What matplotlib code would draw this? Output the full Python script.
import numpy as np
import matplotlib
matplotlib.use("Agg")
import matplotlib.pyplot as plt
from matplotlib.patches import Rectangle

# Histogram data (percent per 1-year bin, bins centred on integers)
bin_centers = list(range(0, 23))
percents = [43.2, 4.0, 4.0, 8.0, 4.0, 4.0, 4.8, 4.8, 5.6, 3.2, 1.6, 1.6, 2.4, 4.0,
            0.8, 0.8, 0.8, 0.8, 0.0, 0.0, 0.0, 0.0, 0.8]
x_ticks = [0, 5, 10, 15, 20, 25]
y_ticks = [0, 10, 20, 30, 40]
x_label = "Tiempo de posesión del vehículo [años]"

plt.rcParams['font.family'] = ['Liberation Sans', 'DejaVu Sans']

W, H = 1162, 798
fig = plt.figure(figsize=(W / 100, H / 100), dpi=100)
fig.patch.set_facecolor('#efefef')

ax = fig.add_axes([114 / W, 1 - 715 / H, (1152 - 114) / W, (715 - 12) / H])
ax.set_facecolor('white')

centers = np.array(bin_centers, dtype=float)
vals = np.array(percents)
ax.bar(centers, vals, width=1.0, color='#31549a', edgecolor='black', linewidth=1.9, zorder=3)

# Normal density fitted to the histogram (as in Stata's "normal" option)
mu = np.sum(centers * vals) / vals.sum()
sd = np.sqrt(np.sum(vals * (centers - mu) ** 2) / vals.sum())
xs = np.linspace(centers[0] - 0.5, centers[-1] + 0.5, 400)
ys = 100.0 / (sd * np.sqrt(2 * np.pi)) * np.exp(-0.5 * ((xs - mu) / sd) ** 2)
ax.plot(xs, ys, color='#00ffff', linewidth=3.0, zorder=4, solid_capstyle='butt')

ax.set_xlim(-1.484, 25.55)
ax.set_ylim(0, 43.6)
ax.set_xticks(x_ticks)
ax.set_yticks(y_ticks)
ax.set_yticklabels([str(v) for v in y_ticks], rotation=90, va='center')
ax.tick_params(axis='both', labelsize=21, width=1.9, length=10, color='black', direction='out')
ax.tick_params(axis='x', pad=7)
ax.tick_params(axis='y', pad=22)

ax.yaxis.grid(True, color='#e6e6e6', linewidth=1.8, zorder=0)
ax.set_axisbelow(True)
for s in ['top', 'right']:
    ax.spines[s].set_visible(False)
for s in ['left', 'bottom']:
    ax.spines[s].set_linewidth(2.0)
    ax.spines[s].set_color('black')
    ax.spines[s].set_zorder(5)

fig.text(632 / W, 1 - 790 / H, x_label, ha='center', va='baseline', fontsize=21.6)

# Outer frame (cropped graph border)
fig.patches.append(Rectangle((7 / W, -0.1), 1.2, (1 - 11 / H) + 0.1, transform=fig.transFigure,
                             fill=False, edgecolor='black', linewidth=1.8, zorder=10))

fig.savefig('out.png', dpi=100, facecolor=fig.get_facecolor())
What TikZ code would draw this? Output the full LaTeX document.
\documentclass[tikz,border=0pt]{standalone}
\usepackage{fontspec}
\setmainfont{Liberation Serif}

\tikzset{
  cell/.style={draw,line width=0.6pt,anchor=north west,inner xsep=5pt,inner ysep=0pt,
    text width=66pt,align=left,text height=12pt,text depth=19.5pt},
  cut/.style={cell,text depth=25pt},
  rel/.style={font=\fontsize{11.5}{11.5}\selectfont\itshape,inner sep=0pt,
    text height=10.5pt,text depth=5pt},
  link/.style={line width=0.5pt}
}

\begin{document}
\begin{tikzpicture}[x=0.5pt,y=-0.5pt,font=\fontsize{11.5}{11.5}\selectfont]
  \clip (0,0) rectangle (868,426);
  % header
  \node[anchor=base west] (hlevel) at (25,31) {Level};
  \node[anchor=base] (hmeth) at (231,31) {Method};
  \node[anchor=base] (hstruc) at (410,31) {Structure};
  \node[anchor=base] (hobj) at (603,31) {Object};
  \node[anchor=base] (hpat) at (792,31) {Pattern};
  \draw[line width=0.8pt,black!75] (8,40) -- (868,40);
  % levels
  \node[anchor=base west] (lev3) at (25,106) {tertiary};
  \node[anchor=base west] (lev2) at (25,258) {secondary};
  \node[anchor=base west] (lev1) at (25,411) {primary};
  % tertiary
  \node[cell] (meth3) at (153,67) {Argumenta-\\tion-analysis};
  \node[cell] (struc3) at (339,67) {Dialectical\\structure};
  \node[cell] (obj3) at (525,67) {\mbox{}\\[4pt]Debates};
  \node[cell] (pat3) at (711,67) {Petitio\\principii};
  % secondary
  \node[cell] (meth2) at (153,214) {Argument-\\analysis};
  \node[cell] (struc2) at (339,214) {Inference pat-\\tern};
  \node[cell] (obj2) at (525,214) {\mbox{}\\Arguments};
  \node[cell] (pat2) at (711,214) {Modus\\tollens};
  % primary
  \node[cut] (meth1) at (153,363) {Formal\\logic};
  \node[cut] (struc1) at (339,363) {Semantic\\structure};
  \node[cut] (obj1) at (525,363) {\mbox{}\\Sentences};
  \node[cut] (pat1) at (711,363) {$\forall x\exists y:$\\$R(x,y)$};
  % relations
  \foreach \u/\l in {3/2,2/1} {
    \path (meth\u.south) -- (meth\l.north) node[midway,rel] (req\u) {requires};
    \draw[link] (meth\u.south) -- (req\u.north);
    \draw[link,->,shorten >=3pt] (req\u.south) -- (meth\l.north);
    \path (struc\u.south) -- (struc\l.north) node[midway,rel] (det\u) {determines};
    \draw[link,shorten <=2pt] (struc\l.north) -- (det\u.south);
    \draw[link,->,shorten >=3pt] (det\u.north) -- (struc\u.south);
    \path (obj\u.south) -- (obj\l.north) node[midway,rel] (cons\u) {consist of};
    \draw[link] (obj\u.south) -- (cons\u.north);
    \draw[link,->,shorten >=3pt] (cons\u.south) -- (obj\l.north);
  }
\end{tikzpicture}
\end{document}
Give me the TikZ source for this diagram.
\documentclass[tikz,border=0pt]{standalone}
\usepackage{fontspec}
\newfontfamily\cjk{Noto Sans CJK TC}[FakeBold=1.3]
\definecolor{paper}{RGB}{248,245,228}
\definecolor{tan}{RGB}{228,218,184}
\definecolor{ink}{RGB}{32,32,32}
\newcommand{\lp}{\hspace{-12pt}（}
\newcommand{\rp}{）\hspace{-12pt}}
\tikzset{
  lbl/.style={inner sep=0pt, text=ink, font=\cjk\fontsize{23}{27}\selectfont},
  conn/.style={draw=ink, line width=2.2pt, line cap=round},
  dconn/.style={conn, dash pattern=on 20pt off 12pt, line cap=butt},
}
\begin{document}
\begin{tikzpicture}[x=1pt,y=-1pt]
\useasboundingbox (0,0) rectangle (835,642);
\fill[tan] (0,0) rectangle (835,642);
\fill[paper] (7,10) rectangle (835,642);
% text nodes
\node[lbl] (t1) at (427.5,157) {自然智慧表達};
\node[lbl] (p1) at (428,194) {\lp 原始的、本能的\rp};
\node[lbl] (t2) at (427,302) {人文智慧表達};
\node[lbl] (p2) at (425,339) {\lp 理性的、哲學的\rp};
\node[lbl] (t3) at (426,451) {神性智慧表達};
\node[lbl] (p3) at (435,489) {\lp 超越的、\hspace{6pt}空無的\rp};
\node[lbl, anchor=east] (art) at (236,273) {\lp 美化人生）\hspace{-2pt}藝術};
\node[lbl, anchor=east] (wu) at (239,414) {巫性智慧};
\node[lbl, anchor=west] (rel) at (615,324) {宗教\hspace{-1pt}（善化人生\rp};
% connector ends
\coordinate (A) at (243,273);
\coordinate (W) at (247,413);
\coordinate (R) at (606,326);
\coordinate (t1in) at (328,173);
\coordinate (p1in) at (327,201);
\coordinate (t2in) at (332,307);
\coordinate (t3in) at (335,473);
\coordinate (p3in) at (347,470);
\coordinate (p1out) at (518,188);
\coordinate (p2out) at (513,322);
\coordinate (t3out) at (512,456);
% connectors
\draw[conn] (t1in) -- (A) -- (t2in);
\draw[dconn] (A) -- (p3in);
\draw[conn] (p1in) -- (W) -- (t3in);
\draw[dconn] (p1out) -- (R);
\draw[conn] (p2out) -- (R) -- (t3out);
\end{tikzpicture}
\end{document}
==================================================
Exercise requirements:
The first line of the records and every line down to the line with "from matplotlib.patches import Rectangle" must be quoted exactly; leave out all else.

Task result:
What matplotlib code would draw this? Output the full Python script.
import numpy as np
import matplotlib
matplotlib.use("Agg")
import matplotlib.pyplot as plt
from matplotlib.patches import Rectangle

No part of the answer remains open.